Start of RECORDED INFORMATION

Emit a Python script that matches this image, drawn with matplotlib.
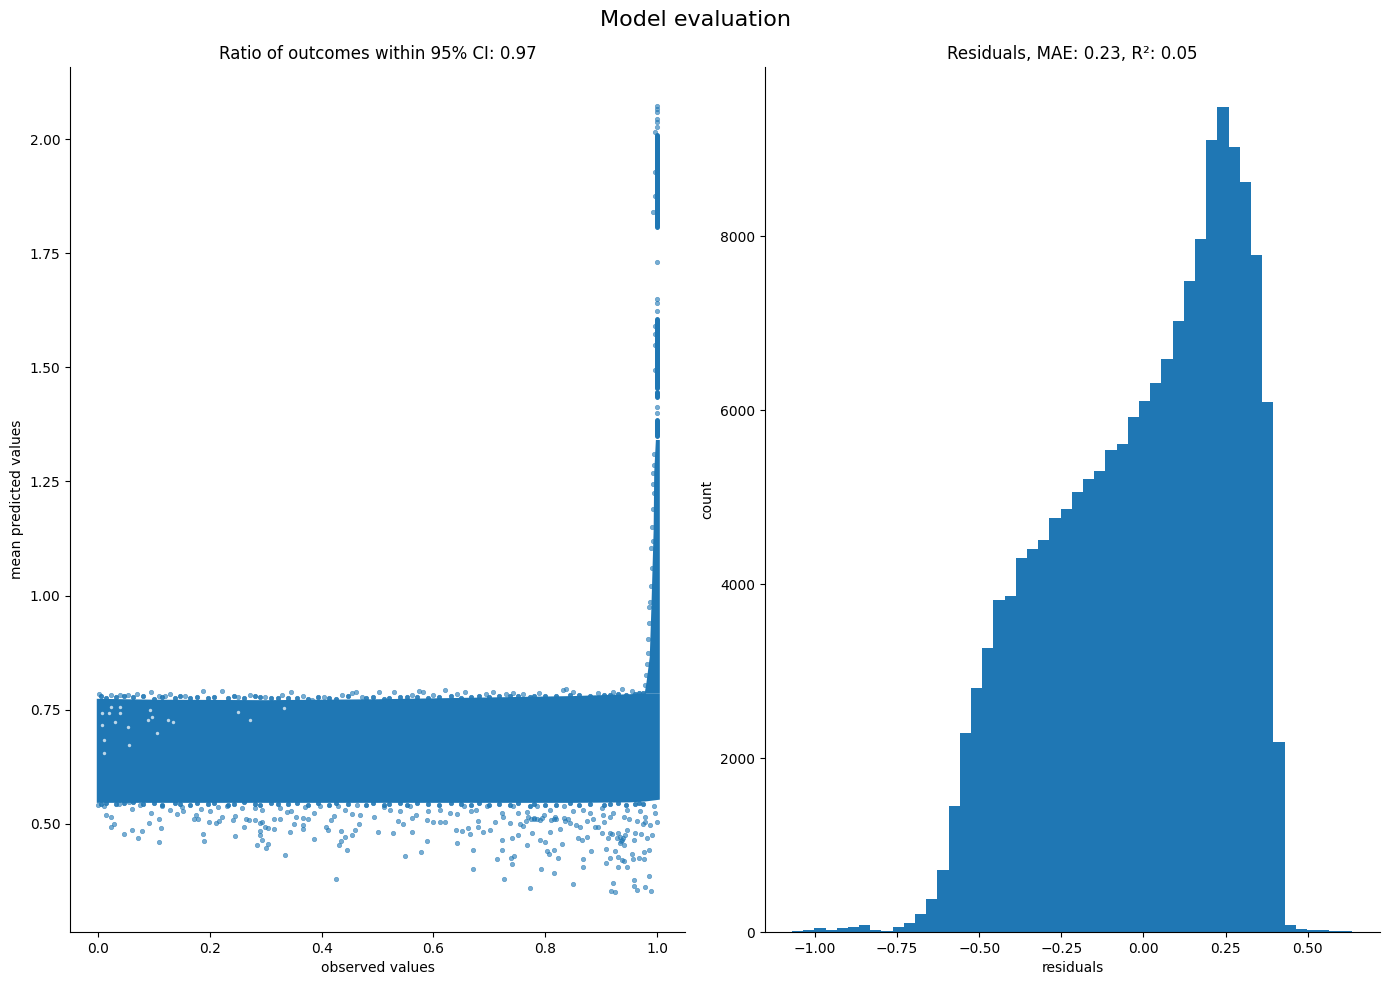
import matplotlib
matplotlib.use('Agg')
import matplotlib.pyplot as plt

band_x = [-0.003, 0.10, 0.30, 0.50, 0.70, 0.85, 0.95, 0.978, 1.004]
band_upper = [0.775, 0.773, 0.772, 0.774, 0.778, 0.781, 0.785, 0.787, 0.787]
band_lower = [0.547, 0.547, 0.547, 0.547, 0.547, 0.547, 0.548, 0.550, 0.554]

# rising part near observed = 1
spike_y = [0.787, 0.809, 0.866, 0.976, 1.145, 1.270, 1.342]
spike_left = [0.977, 0.980, 0.986, 0.989, 0.993, 0.994, 0.997]
spike_right = [1.004, 1.004, 1.004, 1.004, 1.004, 1.004, 1.004]

# solid stretches higher up the spike
segment_lo = [1.349, 1.435, 1.455, 1.808]
segment_hi = [1.384, 1.445, 1.607, 2.010]
segment_x = 1.0

# single points outside the dense part
low_x = [.015, .024, .029, .024, .047, .061, .078, .072, .110, .113, .092, .110, .094, .060, .142, .153,
         .172, .176, .179, .199, .187, .190, .212, .217, .221, .246, .242, .246, .262, .264, .271, .281,
         .289, .294, .298, .305, .314, .290, .289, .294, .285, .305, .301, .335, .344, .351, .367, .367,
         .387, .387, .408, .412, .417, .423, .435, .442, .434, .432, .446, .455, .460, .466, .469, .455,
         .426, .314, .326, .339, .355, .376, .367, .441,
         .500, .528, .562, .589, .550, .577, .643, .641, .652, .666, .679, .671, .671, .714, .723, .727,
         .741, .739, .745, .773, .793, .815, .804, .816, .806, .823, .849, .867, .868, .882, .909, .915,
         .909, .924, .930, .931, .938, .940, .947, .956, .957, .977, .967, .976, .986, .985, .958, .958,
         .965, .979, .990, .918, .924, .922,
         .537, .545, .561, .568, .589, .600, .611, .620, .630, .643, .662, .679, .668, .689, .701, .711,
         .722, .725, .737, .741, .751, .752, .761, .768, .768, .776, .779, .791, .800, .797, .809, .818,
         .826, .830, .833, .845, .859, .866, .874, .889, .901, .904, .916, .931, .937, .940, .934, .946,
         .958, .961, .979, .982, .991, .999, .997, .940, .916, .880, .850,
         .000, .011, .038, .056, .076, .114, .129, .150, .185, .200, .215, .230, .257, .281, .293, .326,
         .346, .370, .397, .430, .463, .493, .511, .522, .541, .558, .591, .612, .654, .677, .696, .722,
         .743, .785, .809, .833, .868, .901, .922, .946, .970, .994,
         .775, .780, .785, .770, .765, .790, .795, .755, .810, .815, .820, .835, .840, .855, .862, .875,
         .885, .895, .905, .912, .920, .928, .933, .936, .939, .943, .950, .964, .972, .975, .978, .988]
low_y = [.519, .514, .499, .493, .477, .486, .484, .469, .460, .490, .501, .510, .523, .532, .521, .528,
         .510, .519, .510, .504, .477, .462, .501, .506, .515, .517, .508, .473, .493, .510, .508, .508,
         .501, .504, .493, .490, .488, .484, .475, .464, .453, .455, .447, .431, .482, .499, .497, .488,
         .466, .523, .493, .486, .508, .517, .484, .471, .462, .453, .442, .475, .486, .499, .519, .521,
         .379, .510, .510, .526, .515, .510, .512, .530,
         .482, .480, .482, .462, .429, .438, .458, .486, .484, .477, .493, .442, .401, .422, .442, .379,
         .412, .425, .429, .359, .401, .392, .440, .442, .433, .425, .368, .422, .405, .440, .444, .425,
         .414, .440, .405, .427, .421, .418, .405, .433, .422, .422, .425, .438, .443, .385, .376, .363,
         .355, .361, .352, .352, .350, .370,
         .507, .499, .512, .519, .509, .505, .504, .505, .523, .521, .490, .507, .529, .483, .486, .505,
         .465, .516, .501, .469, .476, .523, .496, .525, .454, .479, .511, .465, .461, .520, .483, .516,
         .488, .456, .512, .501, .469, .465, .472, .492, .480, .520, .480, .480, .465, .454, .458, .487,
         .465, .480, .505, .470, .476, .504, .523, .516, .516, .523, .527,
         .542, .539, .544, .547, .542, .538, .531, .537, .532, .527, .537, .538, .534, .534, .531, .534,
         .527, .536, .538, .538, .542, .516, .537, .531, .527, .538, .527, .531, .539, .531, .538, .523,
         .538, .538, .531, .538, .531, .534, .523, .531, .527, .538,
         .511, .512, .510, .514, .507, .509, .512, .500, .509, .511, .510, .507, .511, .498, .492, .506,
         .510, .494, .505, .470, .478, .468, .472, .462, .470, .476, .510, .506, .478, .500, .514, .498]

top_x = [.001, .024, .040, .054, .070, .094, .110, .120, .129, .156, .187, .221, .251, .272, .298, .330,
         .346, .366, .382, .405, .437, .455, .462, .473, .502, .530, .561, .575, .582, .600, .620, .642,
         .656, .694, .707, .730, .743, .761, .789, .831, .838, .850, .895, .938, .922, .955]
top_y = [.785, .782, .782, .782, .784, .789, .780, .780, .784, .780, .791, .791, .778, .782, .778, .782,
         .789, .780, .772, .778, .782, .786, .789, .778, .789, .789, .782, .791, .789, .782, .793, .784,
         .789, .784, .789, .784, .786, .784, .786, .793, .795, .789, .786, .795, .789, .792]

# points that make the lumpy rim of the dense part
rim_x = [.005, .015, .032, .047, .062, .080, .100, .115, .138, .147, .165, .178, .196, .208, .232, .243,
         .262, .280, .290, .310, .322, .340, .356, .375, .394, .413, .425, .447, .480, .492, .512, .520,
         .540, .552, .570, .590, .610, .632, .650, .668, .682, .700, .718, .737, .752, .772, .780, .800,
         .820, .845, .860, .880, .905, .915, .930, .945, .960, .968, .975]
rim_top = [.780, .776, .778, .779, .777, .780, .774, .777, .776, .779, .775, .778, .776, .777, .775, .779,
           .776, .780, .777, .775, .776, .775, .776, .774, .777, .776, .773, .779, .775, .777, .774, .776,
           .778, .777, .778, .776, .777, .779, .776, .778, .780, .778, .781, .780, .779, .778, .781, .780,
           .781, .782, .782, .781, .783, .782, .784, .783, .785, .786, .787]
rim_bottom = [.544, .546, .543, .545, .547, .543, .545, .542, .546, .544, .541, .545, .543, .546, .542, .544,
              .547, .543, .541, .545, .543, .544, .546, .542, .545, .541, .546, .543, .542, .545, .541, .544,
              .546, .542, .545, .543, .541, .545, .543, .542, .546, .541, .544, .542, .545, .540, .544, .542,
              .541, .545, .542, .544, .541, .543, .545, .541, .543, .546, .544]

# gaps in the sparse top left of the dense part
gap_x = [.008, .008, .010, .010, .024, .039, .030, .054, .093, .090, .105, .126, .251, .332, .272, .056,
         .020, .039, .096, .135]
gap_y = [.743, .717, .684, .655, .757, .757, .724, .713, .750, .728, .699, .728, .746, .754, .728, .673,
         .743, .743, .735, .722]

spike_dot_x = [1.0, 1.0, 1.0, 1.0, 1.0, 1.0, 1.0, 1.0, 1.0, 1.0, 1.0, 1.0, .9955, .9965, .9955, .993,
               .9955, .9965, .9965, .9965,
               .993, .994, .992, .991, .990, .991, .989, .988, .986, .985, .983, .984, .982, .980, .979,
               .994, .993, .995, .992]
spike_dot_y = [2.072, 2.066, 2.059, 2.044, 2.037, 2.026, 1.730, 1.649, 1.642, 1.623, 1.414, 1.399, 2.015, 1.928,
               1.875, 1.840, 1.572, 1.495, 1.590, 1.548,
               1.268, 1.225, 1.190, 1.150, 1.105, 1.060, 1.020, .985, .975, .940, .905, .875, .850, .825, .805,
               1.310, 1.245, 1.285, 1.120]

# histogram of the residuals
hist_edges = [-1.07 + 0.03408 * i for i in range(51)]
hist_counts = [12, 23, 46, 23, 46, 58, 80, 23, 12, 58,
               104, 207, 380, 713, 1450, 2290, 2800, 3270, 3820, 3860,
               4300, 4400, 4510, 4760, 4860, 5060, 5210, 5300, 5540, 5610,
               5920, 6100, 6310, 6590, 7020, 7490, 7970, 9110, 9480, 9030,
               8620, 7780, 6090, 2190, 80, 38, 27, 27, 15, 15]

fig, (ax1, ax2) = plt.subplots(1, 2, figsize=(13.9, 9.85), dpi=100)
fig.subplots_adjust(left=70 / 1390, right=1380 / 1390, top=1 - 67 / 985, bottom=1 - 932 / 985, wspace=0.1300)
fig.suptitle('Model evaluation', fontsize=16, y=0.9795, va='center')

blue = '#1f77b4'
ax1.fill_between(band_x, band_lower, band_upper, color=blue, linewidth=0)
ax1.fill_betweenx(spike_y, spike_left, spike_right, color=blue, linewidth=0)
ax1.vlines([segment_x] * len(segment_lo), segment_lo, segment_hi, color=blue, linewidth=3.6, capstyle='round')
ax1.scatter(gap_x, gap_y, s=6, color='white', alpha=0.7, linewidths=0)
dot_style = dict(s=10, color=blue, alpha=0.6, linewidths=0.5)
rim_style = dict(s=10, color=blue, alpha=0.9, linewidths=0.5)
ax1.scatter(low_x, low_y, **dot_style)
ax1.scatter(top_x, top_y, **dot_style)
ax1.scatter(rim_x, rim_top, **rim_style)
ax1.scatter(rim_x, rim_bottom, **rim_style)
ax1.scatter(spike_dot_x, spike_dot_y, **dot_style)
ax1.set_xlim(-0.05, 1.05)
ax1.set_ylim(0.263, 2.158)
ax1.set_xlabel('observed values')
ax1.set_ylabel('mean predicted values')
ax1.set_title('Ratio of outcomes within 95% CI: 0.97')

ax2.stairs(hist_counts, hist_edges, fill=True, color=blue)
ax2.set_xlim(-1.152, 0.72)
ax2.set_ylim(0, 9945)
ax2.set_xlabel('residuals')
ax2.set_ylabel('count')
ax2.set_title('Residuals, MAE: 0.23, R²: 0.05')

for ax in (ax1, ax2):
    ax.spines['top'].set_visible(False)
    ax.spines['right'].set_visible(False)

fig.savefig('out.png', dpi=100)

End of RECORDED INFORMATION

▶ _GIVEN PROBLEM_: Please take the lines from the beginning of the data above through the line holding "import matplotlib.pyplot as plt" and transcribe them exactly, without any pictures.

▶ _REPLY TO THE EXERCISE_:
Emit a Python script that matches this image, drawn with matplotlib.
import matplotlib
matplotlib.use('Agg')
import matplotlib.pyplot as plt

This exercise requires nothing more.